■ **Directions**
Show every line where "with" occurs.

[Begin]

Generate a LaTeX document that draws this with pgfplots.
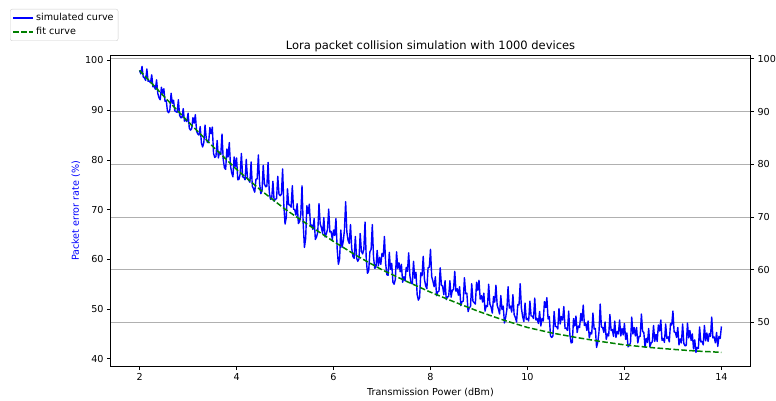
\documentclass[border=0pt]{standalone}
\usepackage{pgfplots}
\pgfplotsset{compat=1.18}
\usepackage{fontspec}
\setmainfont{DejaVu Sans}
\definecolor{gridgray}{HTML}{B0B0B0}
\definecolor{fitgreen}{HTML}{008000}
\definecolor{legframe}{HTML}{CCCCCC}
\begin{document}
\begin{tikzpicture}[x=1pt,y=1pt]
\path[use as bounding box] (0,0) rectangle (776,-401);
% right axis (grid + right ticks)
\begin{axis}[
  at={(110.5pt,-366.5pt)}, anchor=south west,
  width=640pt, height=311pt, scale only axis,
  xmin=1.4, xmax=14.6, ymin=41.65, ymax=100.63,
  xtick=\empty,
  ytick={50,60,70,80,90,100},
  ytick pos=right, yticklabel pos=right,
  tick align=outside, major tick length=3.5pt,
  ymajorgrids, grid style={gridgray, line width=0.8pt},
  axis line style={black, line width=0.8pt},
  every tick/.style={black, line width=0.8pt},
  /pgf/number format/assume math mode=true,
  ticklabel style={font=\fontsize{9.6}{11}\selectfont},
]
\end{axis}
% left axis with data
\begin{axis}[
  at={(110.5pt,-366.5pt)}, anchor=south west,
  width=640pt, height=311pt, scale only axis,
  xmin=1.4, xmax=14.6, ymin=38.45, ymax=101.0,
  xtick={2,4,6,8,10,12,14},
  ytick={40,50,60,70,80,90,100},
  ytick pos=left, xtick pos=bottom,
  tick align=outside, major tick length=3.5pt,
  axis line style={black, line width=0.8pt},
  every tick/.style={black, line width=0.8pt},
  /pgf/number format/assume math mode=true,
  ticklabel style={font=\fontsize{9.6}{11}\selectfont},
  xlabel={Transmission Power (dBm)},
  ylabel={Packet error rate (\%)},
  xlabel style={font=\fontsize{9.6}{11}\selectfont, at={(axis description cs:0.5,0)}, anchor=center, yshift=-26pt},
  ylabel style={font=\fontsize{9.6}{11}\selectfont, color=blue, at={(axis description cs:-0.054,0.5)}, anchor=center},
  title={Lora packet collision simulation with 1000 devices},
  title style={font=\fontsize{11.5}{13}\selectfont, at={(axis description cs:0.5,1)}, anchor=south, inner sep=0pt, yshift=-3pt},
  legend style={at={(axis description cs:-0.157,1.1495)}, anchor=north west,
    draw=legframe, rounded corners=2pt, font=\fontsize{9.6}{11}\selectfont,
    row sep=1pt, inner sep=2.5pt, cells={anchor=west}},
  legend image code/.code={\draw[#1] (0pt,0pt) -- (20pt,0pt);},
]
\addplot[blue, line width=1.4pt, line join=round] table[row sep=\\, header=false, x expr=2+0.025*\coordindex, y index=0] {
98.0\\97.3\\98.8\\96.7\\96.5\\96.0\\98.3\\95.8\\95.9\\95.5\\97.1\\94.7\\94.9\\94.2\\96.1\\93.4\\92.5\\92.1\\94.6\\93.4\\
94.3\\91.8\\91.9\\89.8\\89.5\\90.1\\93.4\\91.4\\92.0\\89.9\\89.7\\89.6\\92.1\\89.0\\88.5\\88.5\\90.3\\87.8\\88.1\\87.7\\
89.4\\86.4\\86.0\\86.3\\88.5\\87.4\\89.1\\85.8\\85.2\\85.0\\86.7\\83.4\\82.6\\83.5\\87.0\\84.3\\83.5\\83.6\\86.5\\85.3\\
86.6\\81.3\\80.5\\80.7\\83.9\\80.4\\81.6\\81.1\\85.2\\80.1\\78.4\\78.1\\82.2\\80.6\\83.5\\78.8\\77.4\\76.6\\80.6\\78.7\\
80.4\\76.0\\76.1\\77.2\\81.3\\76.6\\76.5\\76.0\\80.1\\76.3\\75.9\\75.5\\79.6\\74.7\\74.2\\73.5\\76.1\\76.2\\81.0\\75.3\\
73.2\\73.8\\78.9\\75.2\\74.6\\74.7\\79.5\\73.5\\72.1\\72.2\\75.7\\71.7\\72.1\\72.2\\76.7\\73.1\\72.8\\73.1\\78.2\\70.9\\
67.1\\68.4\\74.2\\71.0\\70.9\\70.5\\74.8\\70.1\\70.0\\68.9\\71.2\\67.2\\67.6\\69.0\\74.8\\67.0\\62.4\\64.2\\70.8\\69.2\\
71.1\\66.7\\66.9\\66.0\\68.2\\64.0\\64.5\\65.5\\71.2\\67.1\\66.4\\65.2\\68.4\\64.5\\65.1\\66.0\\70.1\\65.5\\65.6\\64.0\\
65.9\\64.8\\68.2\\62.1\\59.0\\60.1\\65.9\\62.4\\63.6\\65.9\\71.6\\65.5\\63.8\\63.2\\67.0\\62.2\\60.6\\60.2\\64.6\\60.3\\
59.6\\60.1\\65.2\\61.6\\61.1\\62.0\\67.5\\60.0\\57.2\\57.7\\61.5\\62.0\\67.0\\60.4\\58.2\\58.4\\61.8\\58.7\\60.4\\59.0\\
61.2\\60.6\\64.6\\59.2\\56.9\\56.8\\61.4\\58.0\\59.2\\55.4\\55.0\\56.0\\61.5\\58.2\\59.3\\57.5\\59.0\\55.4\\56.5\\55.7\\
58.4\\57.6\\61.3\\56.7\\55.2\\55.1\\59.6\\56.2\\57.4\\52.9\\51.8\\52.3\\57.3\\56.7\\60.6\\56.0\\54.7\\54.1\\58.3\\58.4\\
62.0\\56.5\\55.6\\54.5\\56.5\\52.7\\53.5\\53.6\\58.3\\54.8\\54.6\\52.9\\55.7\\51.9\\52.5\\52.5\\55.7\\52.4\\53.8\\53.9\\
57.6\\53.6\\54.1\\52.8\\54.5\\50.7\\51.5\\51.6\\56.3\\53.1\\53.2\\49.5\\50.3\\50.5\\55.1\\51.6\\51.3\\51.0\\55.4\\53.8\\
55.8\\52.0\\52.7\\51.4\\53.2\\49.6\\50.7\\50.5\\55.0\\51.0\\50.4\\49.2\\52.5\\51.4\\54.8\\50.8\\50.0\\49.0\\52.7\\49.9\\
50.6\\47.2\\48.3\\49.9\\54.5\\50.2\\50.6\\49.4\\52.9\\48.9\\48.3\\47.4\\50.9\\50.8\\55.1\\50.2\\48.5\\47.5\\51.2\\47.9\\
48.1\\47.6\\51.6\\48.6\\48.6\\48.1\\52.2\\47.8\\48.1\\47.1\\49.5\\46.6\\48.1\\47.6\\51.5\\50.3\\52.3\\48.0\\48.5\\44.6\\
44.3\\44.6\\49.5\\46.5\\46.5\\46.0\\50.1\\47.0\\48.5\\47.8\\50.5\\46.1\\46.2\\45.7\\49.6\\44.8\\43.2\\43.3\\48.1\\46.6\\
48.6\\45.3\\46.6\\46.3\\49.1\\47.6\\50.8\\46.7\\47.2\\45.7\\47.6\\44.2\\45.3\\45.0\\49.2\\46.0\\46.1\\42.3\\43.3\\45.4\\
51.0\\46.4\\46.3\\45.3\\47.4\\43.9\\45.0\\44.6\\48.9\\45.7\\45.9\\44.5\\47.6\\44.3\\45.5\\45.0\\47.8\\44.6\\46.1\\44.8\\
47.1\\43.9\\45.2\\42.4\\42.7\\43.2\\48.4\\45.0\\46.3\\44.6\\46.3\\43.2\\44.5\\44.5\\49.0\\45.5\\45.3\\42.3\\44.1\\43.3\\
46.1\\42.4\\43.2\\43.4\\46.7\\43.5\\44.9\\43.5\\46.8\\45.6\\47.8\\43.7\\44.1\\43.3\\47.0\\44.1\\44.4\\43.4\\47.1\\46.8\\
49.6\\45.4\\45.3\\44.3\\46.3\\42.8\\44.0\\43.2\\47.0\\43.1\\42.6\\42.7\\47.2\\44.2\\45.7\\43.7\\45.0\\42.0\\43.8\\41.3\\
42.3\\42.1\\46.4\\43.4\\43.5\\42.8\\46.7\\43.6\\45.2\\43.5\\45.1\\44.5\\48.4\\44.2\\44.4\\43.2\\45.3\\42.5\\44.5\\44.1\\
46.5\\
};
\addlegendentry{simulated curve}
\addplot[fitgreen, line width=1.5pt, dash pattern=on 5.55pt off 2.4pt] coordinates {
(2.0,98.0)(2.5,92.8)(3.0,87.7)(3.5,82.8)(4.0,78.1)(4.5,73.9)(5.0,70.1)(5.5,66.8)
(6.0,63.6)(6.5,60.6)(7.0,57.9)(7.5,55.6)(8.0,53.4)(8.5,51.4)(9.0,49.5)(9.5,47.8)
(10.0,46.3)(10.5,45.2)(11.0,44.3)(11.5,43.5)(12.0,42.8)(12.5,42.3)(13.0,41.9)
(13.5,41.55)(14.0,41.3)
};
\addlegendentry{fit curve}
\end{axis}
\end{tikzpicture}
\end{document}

[End]

■ **Task response**
Generate a LaTeX document that draws this with pgfplots.
% left axis with data
  title={Lora packet collision simulation with 1000 devices},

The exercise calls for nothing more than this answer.